Friday, March 9, 2012

Derrick Bell and Eric Holder's 'Nation of Cowards'





The revelation of the relationship between President Barack Obama and the late Critical Race Theory professor Derrick Bell sheds light not only on Obama’s past beliefs, but his present governing philosophy, particularly at the Department of Justice.

It is interesting, for example, to reconsider Attorney General Eric
Holder’s incendiary statement in 2009 that America is a “nation of cowards” with a view towards the influence of Bell’s ideas on Obama's cohort of left-wing legal minds.

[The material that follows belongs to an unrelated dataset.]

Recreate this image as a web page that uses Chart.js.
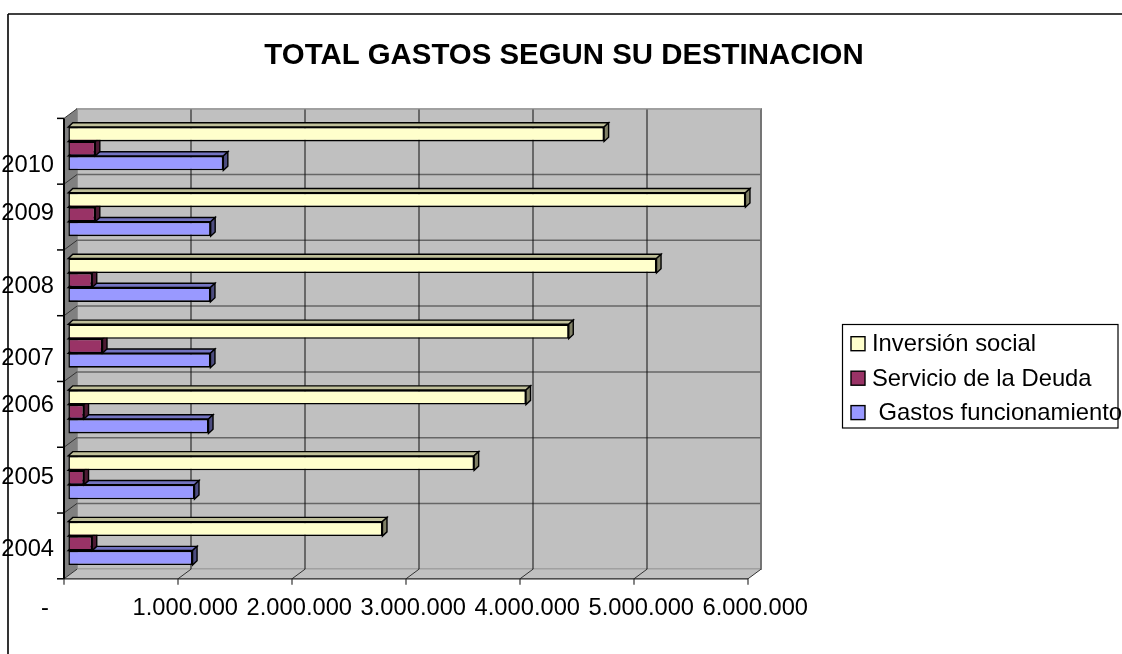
<!DOCTYPE html>
<html><head><meta charset="utf-8">
<style>html,body{margin:0;padding:0;background:#fff}#w{width:1122px;height:654px;position:relative}</style>
<script src="https://cdn.jsdelivr.net/npm/chart.js@4"></script>
</head><body><div id="w"><canvas id="c"></canvas></div>
<script>
const years = ['2010','2009','2008','2007','2006','2005','2004'];
const inversion = [4700000,5940000,5160000,4390000,4015000,3560000,2756000];
const deuda = [237000,237000,210000,300000,138000,138000,210000];
const funcionamiento = [1360000,1249000,1247000,1247000,1230000,1107000,1090000];
const seriesNames = ['Inversión social','Servicio de la Deuda',' Gastos funcionamiento'];
const titleText = 'TOTAL GASTOS SEGUN SU DESTINACION';
const yearLabelShift = [17,-1,6,12,-6,0,6];
const FONT = '"Liberation Sans", Arial, sans-serif';

const faces = [
  {front:'#FFFFCC', top:'#C0C09A', side:'#808066'},
  {front:'#993366', top:'#732650', side:'#4D1A33'},
  {front:'#9999FF', top:'#7373C0', side:'#4D4D80'}
];
const DX = 4.5, DY = 4.2, FRONT = {dx:-4.3, dy:2.6}, BACK = {dx:8.7, dy:-7};

function poly(ctx, pts, fill, stroke, lw){
  ctx.beginPath();
  pts.forEach((p,i)=> i?ctx.lineTo(p[0],p[1]):ctx.moveTo(p[0],p[1]));
  ctx.closePath();
  if(fill){ctx.fillStyle=fill;ctx.fill();}
  if(stroke){ctx.strokeStyle=stroke;ctx.lineWidth=lw||1;ctx.stroke();}
}
function line(ctx,x0,y0,x1,y1,c,w){
  ctx.beginPath();ctx.moveTo(x0,y0);ctx.lineTo(x1,y1);ctx.strokeStyle=c;ctx.lineWidth=w;ctx.stroke();
}

const box3d = {
  id:'box3d',
  beforeDraw(chart){
    const ctx = chart.ctx, a = chart.chartArea;
    const xs = chart.scales.x, ys = chart.scales.y;
    // centre the title on the picture, not on the plot side only
    chart.titleBlock.left = 0; chart.titleBlock.right = 1128;
    // outer frame, open to the right and bottom as in the picture
    ctx.save();
    line(ctx,8,14,8,654,'#000',1.6);
    line(ctx,8,14,1122,14,'#000',1.6);

    const fx = a.left+FRONT.dx, fr = a.right+FRONT.dx, fy0 = a.top+FRONT.dy, fy1 = a.bottom+FRONT.dy;
    const bx = a.left+BACK.dx, br = a.right+BACK.dx, by0 = a.top+BACK.dy, by1 = a.bottom+BACK.dy;
    poly(ctx,[[bx,by0],[br,by0],[br,by1],[bx,by1]],'#C0C0C0','#808080',1.5);
    poly(ctx,[[fx,fy1],[fr,fy1],[br,by1],[bx,by1]],'#C0C0C0');
    poly(ctx,[[fx,fy0],[bx,by0],[bx,by1],[fx,fy1]],'#808080');

    const band = (a.bottom-a.top)/years.length;
    for(let i=0;i<=years.length;i++){
      const f = fy0+i*band, b = by0+i*band;
      if(i>0 && i<years.length) line(ctx,bx,b,br,b,'#666',1.5);
      if(i<years.length) line(ctx,fx,f,bx,b,'#333',1);
      line(ctx,fx-7,f,fx,f,'#000',1.5);
    }
    xs.ticks.forEach(t=>{
      const p = xs.getPixelForValue(t.value);
      if(t.value>0) line(ctx,p+BACK.dx,by0,p+BACK.dx,by1,'#111',1);
      line(ctx,p+FRONT.dx,fy1,p+BACK.dx,by1,'#333',1);
      line(ctx,p+FRONT.dx,fy1,p+FRONT.dx,fy1+6,'#333',1.2);
    });
    line(ctx,fx,fy1,fr,fy1,'#222',1.2);
    line(ctx,fx,fy0,fx,fy1,'#000',2);
    line(ctx,br,by0,br,by1,'#808080',1.5);
    line(ctx,bx,by0,br,by0,'#A0A0A0',1.5);
    ctx.restore();

    // tick labels sit unevenly in the reference
    const yi = ys.getLabelItems();
    if(!yi._moved){ yi._moved=true; yi.forEach((it,i)=>{ it.options.translation[1]+=yearLabelShift[i]; }); }
    const xi = xs.getLabelItems();
    if(!xi._moved){ xi._moved=true; xi.forEach(it=>{ it.options.translation[0]+=3; }); }
  },
  beforeDatasetDraw(chart,args){
    const ctx = chart.ctx, f = faces[args.index];
    ctx.save();
    args.meta.data.forEach(bar=>{
      const p = bar.getProps(['x','y','base','height'],true);
      const t = p.y-p.height/2, b = p.y+p.height/2, l = p.base, r = p.x;
      poly(ctx,[[l,t],[l+DX,t-DY],[r+DX,t-DY],[r,t]],f.top,'#000',1.4);
      poly(ctx,[[r,t],[r+DX,t-DY],[r+DX,b-DY],[r,b]],f.side,'#000',1.4);
    });
    ctx.restore();
  },
  afterDraw(chart){
    const ctx = chart.ctx;
    ctx.save();
    ctx.fillStyle='#fff';ctx.strokeStyle='#000';ctx.lineWidth=1.2;
    ctx.fillRect(842.5,324.5,275.5,103.5);
    ctx.strokeRect(842.5,324.5,275.5,103.5);
    ctx.font='23.8px '+FONT;ctx.textBaseline='middle';ctx.textAlign='left';
    const ys=[343.7,378.2,412.6];
    chart.data.datasets.forEach((d,i)=>{
      ctx.fillStyle=d.backgroundColor;
      ctx.fillRect(851,ys[i]-7,14,14);
      ctx.strokeStyle='#000';ctx.lineWidth=1.4;
      ctx.strokeRect(851,ys[i]-7,14,14);
      ctx.fillStyle='#000';
      ctx.fillText(d.label,872,ys[i]+1);
    });
    ctx.restore();
  }
};

const series = [inversion,deuda,funcionamiento];
new Chart(document.getElementById('c'),{
  type:'bar',
  data:{
    labels:years,
    datasets:series.map((v,i)=>({
      label:seriesNames[i],data:v,
      backgroundColor:faces[i].front,
      borderColor:'#000',borderWidth:1.6,borderSkipped:false,
      categoryPercentage:0.66,barPercentage:1
    }))
  },
  options:{
    indexAxis:'y',responsive:true,maintainAspectRatio:false,animation:false,
    layout:{padding:{left:0,right:369.7,top:0,bottom:0}},
    plugins:{
      legend:{display:false},tooltip:{enabled:false},
      title:{display:true,text:titleText,color:'#000',
        font:{family:FONT,size:29.4,weight:'bold',lineHeight:1.2},
        padding:{top:38,bottom:42.5}}
    },
    scales:{
      x:{
        min:0,max:6000000,
        grid:{display:false,drawTicks:false},border:{display:false},
        afterFit(s){s.height=77.8;},
        ticks:{stepSize:1000000,autoSkip:false,maxRotation:0,minRotation:0,padding:18,color:'#000',
          font:{family:FONT,size:23.7},
          callback:v=> v===0 ? '-        ' : String(v).replace(/\B(?=(\d{3})+$)/g,'.')}
      },
      y:{
        grid:{display:false,drawTicks:false},border:{display:false},
        afterFit(s){s.width=68.3;},
        ticks:{padding:14.3,color:'#000',font:{family:FONT,size:23.7},autoSkip:false}
      }
    }
  },
  plugins:[box3d]
});
</script></body></html>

In his speech, Holder expressed a brazen skepticism of the concept of America as a “melting pot,” seeing that as a form of self-deception. Despite the achievements of the civil rights struggle, Holder argued, racism and segregation had in some ways increased:

Given all that we as a nation went through during the civil rights struggle it is hard for me to accept that the result of those efforts was to create an America that is more prosperous, more positively race conscious and yet is voluntarily socially segregated.

Holder’s contradictory ideas—celebrating “positive” race consciousness while decrying continued segregation—are a tempered though familiar version of Bell’s radical idea that the civil rights movement had, in many ways, entrenched white supremacy in America.

To Bell, racial equality—whether in the law or the academy—was a myth. The civil rights movement had been largely futile, because racism was deeply ingrained in American institutions. The answer—though not the solution—was continued resistance.

Bell therefore celebrated those, like Louis Farrakhan, who were “willing and able to ‘tell it like it is’ regarding who is responsible for racism in this country.”

Holder appeared to echo Bell’s rhetorical posture in his provocative challenge to a “nation of cowards,” confronting the very legal system he had just been appointed to manage and defend. And Holder has displayed similar skepticism towards civil rights laws by enforcing them unequally, often treating black civil rights violators differently than white ones.

The most famous instance of such discrimination is the New Black Panther voter intimidation case, which was dropped by Holder despite the fact that it was an open-and-shut case involving serious violations of voting rights.